My ideal dessert must look appealing, be healthy and easily made ahead of time. These coconut and berry tarts tick all the boxes. The coconut filling is a silky white pannacotta, and delicately sweetened. The colourful berries are more than a garnish to decorate, some claim they’re some of the healthiest fruits to eat! The crust, made with almonds, coconut and raspberries, is a perfect pale companion to the pannacotta. If you own a food processor, the crumb is easily made. The pannacotta requires a few minutes of whisking, yet I find solace standing by a stove whisking and dreaming, don’t you?


If you’re not a fan of tarts, make the coconut pannacotta alone, pour the mixture into six small glasses, set in the fridge and serve with a few berries.


Health benefits:

·       Coconut helps prevent obesity by speeding up the metabolism, providing an immediate source of energy with fewer calories than other fats.

·       Improves heart health by providing healthy fatty acids that are essential to good health.

·       Coconut is high in dietary fibre rivaling other fiber sources like psyllium, wheat bran, oat bran and rice bran.

·       Coconut improves digestion and symptoms of inflammatory conditions linked to digestive and bowel disorders.

·       Coconut gives a quick energy boost that provides a super nutritious source of extra energy. The body uses coconut to produce energy, instead of storing it as body fat.

·       Coconut contains NO trans-fats, is gluten free, non-toxic, hypoallergenic, and contains antibacterial, antiviral, antifungal and anti-parasitic healing properties.

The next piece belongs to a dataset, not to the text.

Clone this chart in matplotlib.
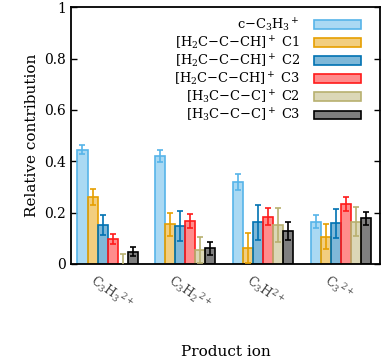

Makes six 12cm (5 inch) mini tarts



For the crust:

2 cups almonds

12 medjool dates, pitted

2 tablespoons nut butter

pinch Himalayan salt

For the filling:

1½ cans coconut milk

1/4 cup maple syrup, to taste

1-1½ teaspoons agar agar powder

For decoration:

Assorted berries – strawberries, raspberries, blueberries, currants 

Add all base ingredients into a food processor and process for a few seconds until crumbly. Grease six mini tart pans with coconut oil, press the mixture into the base and sides of the pans. Place filling ingredients into a saucepan, whisk to combine and bring to boil on a medium heat. Turn to simmer and cook for 2-3 minutes whisking constantly. Pour ½ cup of filling in each tart pan, chill to set in the fridge for 1-2 hours. To serve, gently remove tart from the pan, place on a plate and decorate with berries.